Hier, en arrivant à 17h sur la place, j’ai retrouvé Marie-Odile, une habitante de Montreuil horrifiée comme beaucoup de voir tous ces enfants à la rue. Nous étions les deux seuls sympathisants auprès des familles, les autres n’étant pas encore au rendez-vous du soir. Soudain survient une première voiture de police, bientôt suivie de deux autres. Les premiers policiers arrivés, l’air goguenard, disent aux Roms qu’ils doivent « disparaître » de la place. Rapidement, du renfort arrive. Le policier qui visiblement assume le rôle de chef engage un dialogue avec Christophe Ruggia, cinéaste engagé dans le collectif défendant migrants et sans-papier. Je me permets de retranscrire ce dialogue, tel que le rapporte Christophe :

- Et où vous voulez qu’ils aillent ?

- C’est pas mon problème. Moi je dois juste les faire partir d’ici… Peut-être que si ils se mettent juste derrière (le théâtre), là, ça suffira…

- Vous voulez juste les cacher, quoi !?... C’est parce qu’il y a la conférence de presse pour le retour de Moussa, demain, à la Mairie (de Montreuil) ?

- Exactement, oui…

- Ah ben voilà !... Vous disiez tout à l’heure que vous aviez reçu l’ordre de la Préfecture, mais en fait c’est la Mairie qui veut que vous les chassiez d’ici ?...

- J’imagine, oui...

- Alors, on est au moins d’accord là-dessus...

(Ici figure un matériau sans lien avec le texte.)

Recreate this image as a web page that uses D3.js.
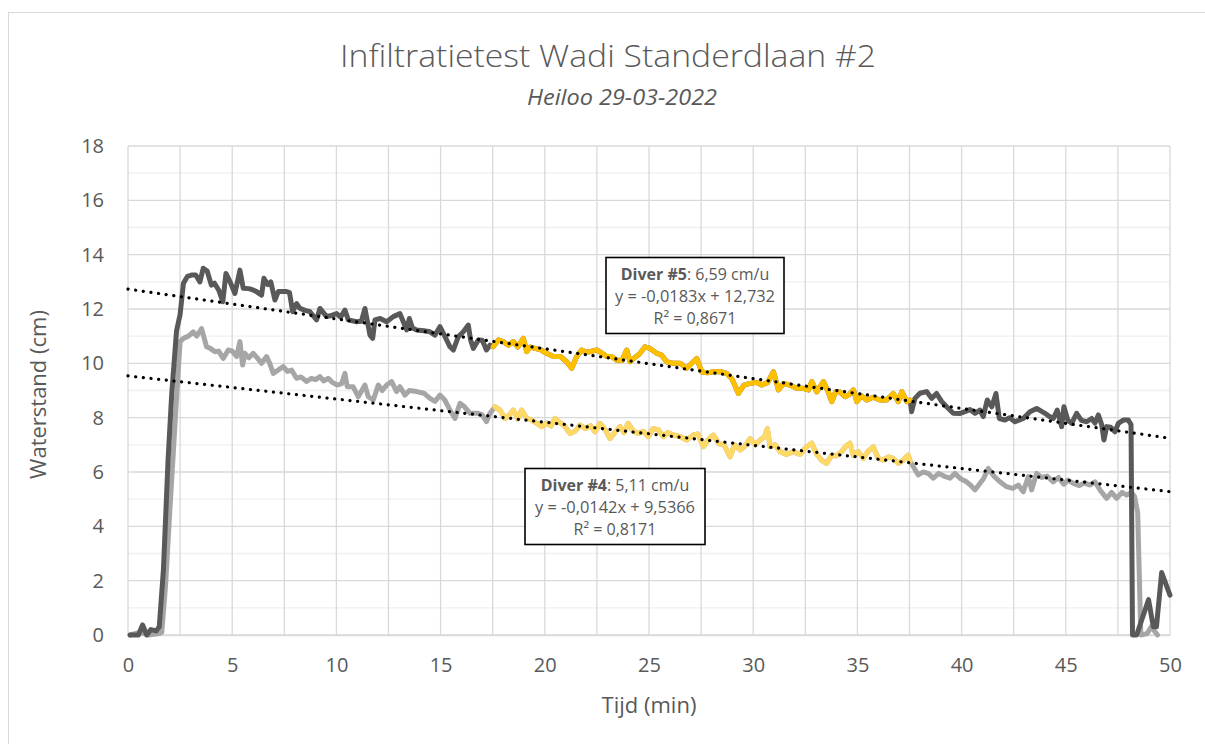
<!DOCTYPE html>
<html>
<head>
<meta charset="utf-8">
<script src="https://cdn.jsdelivr.net/npm/d3@7"></script>
<style>
  html, body { margin: 0; padding: 0; background: #fff; }
  svg { display: block; font-family: "Open Sans", "Liberation Sans", sans-serif; }
</style>
</head>
<body>
<svg id="chart" width="1205" height="744"></svg>
<script>
// ---------------- DATA ----------------
const chartTitle = "Infiltratietest Wadi Standerdlaan #2";
const chartSubtitle = "Heiloo 29-03-2022";
const xAxisTitle = "Tijd (min)";
const yAxisTitle = "Waterstand (cm)";
const xTicks = [0, 5, 10, 15, 20, 25, 30, 35, 40, 45, 50];
const yTicks = [0, 2, 4, 6, 8, 10, 12, 14, 16, 18];

// Diver #5 (dark series): time (min) and water level (cm)
const diver5T = [0.1,0.5,0.7,0.9,1.1,1.35,1.5,1.7,1.92,2.1,2.33,2.5,2.66,2.85,3.05,3.25,3.45,3.61,3.8,4.0,4.15,4.35,4.55,4.7,4.9,5.13,5.37,5.53,5.8,6.0,6.17,6.41,6.52,6.7,6.85,7.05,7.21,7.45,7.61,7.75,7.9,8.09,8.25,8.5,8.73,9.05,9.21,9.53,9.7,10.01,10.2,10.41,10.57,10.97,11.2,11.37,11.61,11.74,11.85,12.1,12.41,12.73,13.05,13.21,13.37,13.5,13.65,13.85,14.2,14.49,14.73,14.97,15.21,15.45,15.61,15.85,16.09,16.33,16.44,16.57,16.81,17.0,17.2,17.37,17.52,17.77,18.0,18.25,18.49,18.7,18.97,19.13,19.3,19.53,19.8,20.09,20.41,20.75,21.05,21.29,21.53,21.77,22.0,22.25,22.49,22.7,22.97,23.2,23.45,23.7,23.93,24.09,24.3,24.55,24.81,25.05,25.37,25.6,25.85,26.17,26.49,26.81,27.05,27.29,27.53,27.8,28.09,28.4,28.73,29.0,29.29,29.55,29.85,30.15,30.41,30.7,30.97,31.21,31.45,31.75,32.09,32.4,32.65,32.81,33.05,33.37,33.6,33.77,33.95,34.15,34.41,34.6,34.81,34.97,35.2,35.45,35.75,36.08,36.4,36.72,36.96,37.13,37.37,37.53,37.6,37.76,38.0,38.32,38.56,38.8,39.04,39.28,39.6,39.9,40.16,40.4,40.64,40.88,41.04,41.23,41.45,41.65,41.81,42.08,42.3,42.56,42.96,43.28,43.6,44.0,44.2,44.4,44.59,44.8,44.91,45.1,45.28,45.52,45.75,46.0,46.24,46.4,46.56,46.72,46.83,46.96,47.15,47.36,47.52,47.76,48.0,48.13,48.2,48.4,48.97,49.2,49.35,49.6,50.0];
const diver5V = [0,0,0.37,0,0.2,0.15,0.3,2.4,6.4,8.9,11.2,11.8,12.95,13.2,13.25,13.25,13.0,13.5,13.4,12.88,12.95,12.7,12.27,13.31,13.0,12.57,13.43,12.76,12.75,12.7,12.64,12.51,13.13,12.9,13.0,12.33,12.64,12.64,12.64,12.6,11.9,12.2,12.02,11.95,11.9,11.6,12.02,11.72,11.75,11.83,11.7,11.96,11.6,11.53,11.55,12.02,11.04,10.92,11.6,11.65,11.53,11.72,11.83,11.53,11.23,11.65,11.3,11.23,11.2,11.16,11.04,11.35,10.98,10.61,10.49,10.98,11.16,11.41,10.86,10.55,10.86,10.85,10.49,10.67,10.61,10.86,10.8,10.67,10.8,10.6,10.92,10.43,10.6,10.55,10.5,10.37,10.25,10.25,10.06,9.82,10.25,10.49,10.4,10.45,10.49,10.4,10.25,10.25,10.12,10.1,10.49,10.06,10.2,10.35,10.61,10.55,10.37,10.3,10.06,10.0,10.0,9.82,10.0,10.18,9.69,9.65,9.69,9.7,9.63,9.4,8.89,9.2,9.26,9.3,9.2,9.3,9.69,9.02,9.26,9.2,9.08,9.08,9.02,9.33,8.95,9.33,8.95,8.59,8.95,8.95,8.77,8.85,9.02,8.59,8.8,8.65,8.75,8.65,8.65,8.89,8.59,8.96,8.59,8.65,8.22,8.71,8.9,8.96,8.71,8.89,8.6,8.4,8.16,8.15,8.22,8.3,8.16,8.28,8.04,8.65,8.4,8.89,7.97,7.91,8.0,7.85,7.97,8.22,8.34,8.16,8.05,7.97,8.28,7.67,8.4,7.9,7.79,8.16,7.9,7.85,7.97,7.8,8.1,7.75,7.18,7.67,7.65,7.48,7.79,7.91,7.91,7.75,0,0,1.3,0.3,0.3,2.3,1.47];

// Diver #4 (light series)
const diver4T = [0.1,0.6,1.0,1.5,1.62,1.8,2.0,2.18,2.35,2.5,2.66,2.9,3.13,3.3,3.53,3.77,3.95,4.17,4.35,4.57,4.81,5.0,5.21,5.37,5.5,5.61,5.8,6.01,6.2,6.41,6.65,6.8,6.97,7.2,7.45,7.65,7.85,8.09,8.3,8.57,8.8,9.0,9.21,9.4,9.61,9.8,10.04,10.25,10.41,10.52,10.8,11.05,11.37,11.53,11.77,12.01,12.2,12.41,12.65,12.89,13.05,13.29,13.5,13.85,14.2,14.49,14.73,14.97,15.2,15.45,15.69,15.93,16.15,16.41,16.8,17.0,17.2,17.37,17.61,17.85,18.09,18.3,18.49,18.7,18.89,19.13,19.37,19.6,19.85,20.1,20.3,20.49,20.75,20.97,21.21,21.45,21.69,21.95,22.2,22.41,22.65,22.9,23.13,23.35,23.61,23.8,24.0,24.25,24.49,24.73,24.97,25.2,25.45,25.69,25.9,26.17,26.5,26.81,27.13,27.35,27.61,27.85,28.09,28.35,28.6,28.89,29.1,29.37,29.6,29.85,30.1,30.33,30.55,30.68,30.81,31.05,31.29,31.6,31.92,32.25,32.56,32.81,33.05,33.28,33.52,33.75,34.0,34.24,34.45,34.64,34.8,35.05,35.28,35.5,35.76,36.0,36.24,36.5,36.72,36.96,37.2,37.44,37.53,37.68,37.92,38.15,38.4,38.64,38.9,39.15,39.44,39.68,39.95,40.24,40.45,40.64,40.85,41.05,41.28,41.55,41.84,42.16,42.45,42.72,42.96,43.2,43.36,43.6,43.85,44.1,44.4,44.65,44.9,45.1,45.36,45.65,45.9,46.15,46.4,46.64,46.96,47.2,47.44,47.7,47.92,48.15,48.3,48.45,48.6,48.9,49.1,49.4];
const diver4V = [0,0.1,0,0.05,0.1,1.8,4.5,6.8,9.0,10.8,10.92,11.0,11.16,11.0,11.28,10.61,10.55,10.43,10.45,10.18,10.49,10.45,10.25,10.8,9.94,10.37,10.2,10.37,10.2,10.0,10.25,10.0,9.63,9.75,9.88,9.7,9.75,9.45,9.5,9.33,9.45,9.4,9.51,9.35,9.45,9.3,9.2,9.25,9.63,9.14,9.14,8.77,9.2,8.77,8.65,9.2,9.0,9.2,9.33,8.96,9.14,8.83,9.0,8.96,8.9,8.71,8.6,8.83,8.65,8.28,7.97,8.53,8.4,8.16,8.16,8.1,7.85,8.16,8.4,8.28,7.97,8.1,8.28,7.95,8.28,7.97,7.91,7.8,7.67,7.8,7.7,7.97,7.8,7.67,7.42,7.5,7.73,7.6,7.7,7.48,7.79,7.55,7.23,7.45,7.67,7.45,7.79,7.5,7.42,7.5,7.3,7.6,7.55,7.3,7.45,7.36,7.3,7.18,7.36,7.4,6.93,7.2,7.36,7.05,7.0,6.56,7.0,6.81,6.95,7.23,7.0,7.18,7.3,7.6,6.93,7.0,6.75,6.65,6.75,6.65,6.93,7.06,6.65,6.44,6.32,6.6,6.6,6.75,6.95,7.06,6.62,6.75,6.5,6.75,6.93,6.5,6.44,6.55,6.5,6.32,6.44,6.62,6.4,6.2,5.89,6.0,5.95,5.77,5.95,5.85,5.77,5.95,5.75,5.64,5.5,5.34,5.55,5.75,6.13,5.85,5.64,5.46,5.4,5.52,5.27,5.83,5.34,5.95,5.8,5.85,5.64,5.8,5.55,5.7,5.58,5.5,5.6,5.52,5.64,5.34,5.03,5.25,5.03,5.25,5.15,5.25,5.1,4.5,0,0.05,0.3,0];

// Period used for the trend fit (highlighted)
const fitRange = [17.45, 37.53];

// Trend lines (x in the equations is in 10-second steps)
const trendNames = ["Diver #5", "Diver #4"];
const trendRates = ["6,59 cm/u", "5,11 cm/u"];
const trendSlopes = [-0.0183, -0.0142];
const trendIntercepts = [12.732, 9.5366];
const trendEquations = ["y = -0,0183x + 12,732", "y = -0,0142x + 9,5366"];
const trendR2 = ["R² = 0,8671", "R² = 0,8171"];
const stepsPerMinute = 6;

// ---------------- CHART ----------------
const W = 1205, H = 744;
const margin = { left: 128, right: 35, top: 146, bottom: 109 };
const svg = d3.select("#chart");
const textColor = "#595959";

// outer chart border
svg.append("rect")
  .attr("x", 8.5).attr("y", 12.5)
  .attr("width", 1205).attr("height", 740)
  .attr("fill", "#fff").attr("stroke", "#d9d9d9").attr("stroke-width", 1);

const x = d3.scaleLinear().domain([0, 50]).range([margin.left, W - margin.right]);
const y = d3.scaleLinear().domain([0, 18]).range([H - margin.bottom, margin.top]);

// gridlines
const g = svg.append("g");
g.selectAll("line.hminor")
  .data(d3.range(1, 18, 2))
  .join("line")
  .attr("x1", x(0)).attr("x2", x(50))
  .attr("y1", d => y(d)).attr("y2", d => y(d))
  .attr("stroke", "#efefef").attr("stroke-width", 1.3);
g.selectAll("line.hmajor")
  .data(yTicks)
  .join("line")
  .attr("x1", x(0)).attr("x2", x(50))
  .attr("y1", d => y(d)).attr("y2", d => y(d))
  .attr("stroke", "#d9d9d9").attr("stroke-width", 1.3);
g.selectAll("line.v")
  .data(d3.range(0, 50.01, 2.5))
  .join("line")
  .attr("y1", y(0)).attr("y2", y(18))
  .attr("x1", d => x(d)).attr("x2", d => x(d))
  .attr("stroke", "#d9d9d9").attr("stroke-width", 1.3);

// axes (labels only)
const xAxis = svg.append("g")
  .attr("transform", `translate(0,${y(0)})`)
  .call(d3.axisBottom(x).tickValues(xTicks).tickSize(0).tickPadding(23).tickFormat(d3.format("d")));
xAxis.select(".domain").attr("stroke", "#d9d9d9").attr("stroke-width", 1.3);
xAxis.selectAll("text").attr("font-size", 20).attr("fill", textColor)
  .attr("font-family", "'Open Sans', sans-serif");

const yAxis = svg.append("g")
  .attr("transform", `translate(${x(0)},0)`)
  .call(d3.axisLeft(y).tickValues(yTicks).tickSize(0).tickPadding(24).tickFormat(d3.format("d")));
yAxis.select(".domain").remove();
yAxis.selectAll("text").attr("font-size", 20).attr("fill", textColor)
  .attr("font-family", "'Open Sans', sans-serif");

// series
const line = d3.line().x(d => x(d[0])).y(d => y(Math.max(0, d[1])));
const d5 = diver5T.map((t, i) => [t, diver5V[i]]);
const d4 = diver4T.map((t, i) => [t, diver4V[i]]);
const inFit = d => d[0] >= fitRange[0] && d[0] <= fitRange[1];
const sw = 5;

const plot = svg.append("g");
plot.append("path").datum(d4).attr("d", line)
  .attr("fill", "none").attr("stroke", "#a6a6a6").attr("stroke-width", sw)
  .attr("stroke-linejoin", "round").attr("stroke-linecap", "round");
plot.append("path").datum(d5).attr("d", line)
  .attr("fill", "none").attr("stroke", "#595959").attr("stroke-width", sw)
  .attr("stroke-linejoin", "round").attr("stroke-linecap", "round");
plot.append("path").datum(d4.filter(inFit)).attr("d", line)
  .attr("fill", "none").attr("stroke", "#ffd966").attr("stroke-width", sw)
  .attr("stroke-linejoin", "round").attr("stroke-linecap", "round");
plot.append("path").datum(d5.filter(inFit)).attr("d", line)
  .attr("fill", "none").attr("stroke", "#ffc000").attr("stroke-width", sw)
  .attr("stroke-linejoin", "round").attr("stroke-linecap", "round");

// trend lines
trendSlopes.forEach((s, i) => {
  const pts = [0, 50].map(t => [t, trendIntercepts[i] + s * t * stepsPerMinute]);
  plot.append("path").datum(pts).attr("d", line)
    .attr("fill", "none").attr("stroke", "#000").attr("stroke-width", 3.2)
    .attr("stroke-dasharray", "0.1 7.6").attr("stroke-linecap", "round");
});

// trend label boxes
const boxes = [
  { cx: 695, top: 257.5, w: 178, h: 76 },
  { cx: 615, top: 468.5, w: 180, h: 76 }
];
const boxFont = 16;
boxes.forEach((b, i) => {
  const bg = svg.append("g");
  bg.append("rect")
    .attr("x", b.cx - b.w / 2).attr("y", b.top)
    .attr("width", b.w).attr("height", b.h)
    .attr("fill", "#fff").attr("stroke", "#000").attr("stroke-width", 1.6);
  const t1 = bg.append("text").attr("x", b.cx).attr("y", b.top + 22)
    .attr("text-anchor", "middle").attr("font-size", boxFont).attr("fill", textColor);
  t1.append("tspan").attr("font-weight", "bold").text(trendNames[i]);
  t1.append("tspan").text(": " + trendRates[i]);
  bg.append("text").attr("x", b.cx).attr("y", b.top + 44)
    .attr("text-anchor", "middle").attr("font-size", boxFont).attr("fill", textColor)
    .attr("textLength", 160).attr("lengthAdjust", "spacingAndGlyphs")
    .text(trendEquations[i]);
  bg.append("text").attr("x", b.cx).attr("y", b.top + 66)
    .attr("text-anchor", "middle").attr("font-size", boxFont).attr("fill", textColor)
    .text(trendR2[i]);
});

// titles
svg.append("text").attr("x", 608).attr("y", 67)
  .attr("text-anchor", "middle").attr("font-size", 31).attr("font-weight", 300)
  .attr("fill", textColor).attr("textLength", 536).attr("lengthAdjust", "spacingAndGlyphs")
  .text(chartTitle);
svg.append("text").attr("x", 622).attr("y", 105)
  .attr("text-anchor", "middle").attr("font-size", 22).attr("font-style", "italic")
  .attr("fill", textColor).attr("textLength", 190).attr("lengthAdjust", "spacingAndGlyphs")
  .text(chartSubtitle);

svg.append("text")
  .attr("x", (x(0) + x(50)) / 2).attr("y", 713)
  .attr("text-anchor", "middle").attr("font-size", 22).attr("fill", textColor)
  .text(xAxisTitle);
svg.append("text")
  .attr("transform", `translate(46,${(y(0) + y(18)) / 2 + 4}) rotate(-90)`)
  .attr("text-anchor", "middle").attr("font-size", 22).attr("fill", textColor)
  .text(yAxisTitle);
</script>
</body>
</html>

Les familles Roms ramassent leurs quelques affaires, les enfants les pauvres jouets qui leur restent et se replient derrière le théâtre. De là ils sont invisibles de la place. La cérémonie prévue aujourd’hui, 10 août à 17h30, pour fêter le retour du Bengladesh de Moussa Tchantchuing, où ce travailleur humanitaire montreuillois a été retenu plusieurs mois prisonnier, pourra se dérouler dans l’ordre souhaité par le maire de Montreuil, c’est-à-dire sans la présence encombrante des familles Roms expulsées.

Quand j’ai posé la main sur l’épaule du policier gradé pour lui adresser la parole, il m’a signifié vertement que je n’avais pas le droit de le frapper ! J’ai insisté pour lui demander si, dans le cas d’ordres violant les droits de l’homme, un fonctionnaire pouvait désobéir, il m’a répondu qu’ici ce n’était pas le cas et qu’il avait une pile de dossiers prouvant que les Roms sont des voleurs et agressent les parisiens à longueur de journée ! Ce petit dialogue m’a valu d’être pris en photo par ce monsieur de la police, scène que je me fais un plaisir de publier ici.

Quand les policiers sont partis, les Roms devenus invisibles, réfugiés derrière le théâtre, nous étions une dizaine à décider de nous réunir autour d’une table dans le hall du cinéma Le Méliès pour envisager la suite que nous pourrions donner à nos actions et les solutions de logement pérenne que nous pourrions trouver. Autour de Liliana Hrsistache qui s’épuise d’une manière admirable à coordonner les ardeurs militantes souvent un peu désordonnées des citoyens émus et même épouvantés, nous avons décidé d’être présents à la cérémonie du Maire en espérant que Moussa tiendra sa promesse d’évoquer la situation des treize familles Rom expulsées.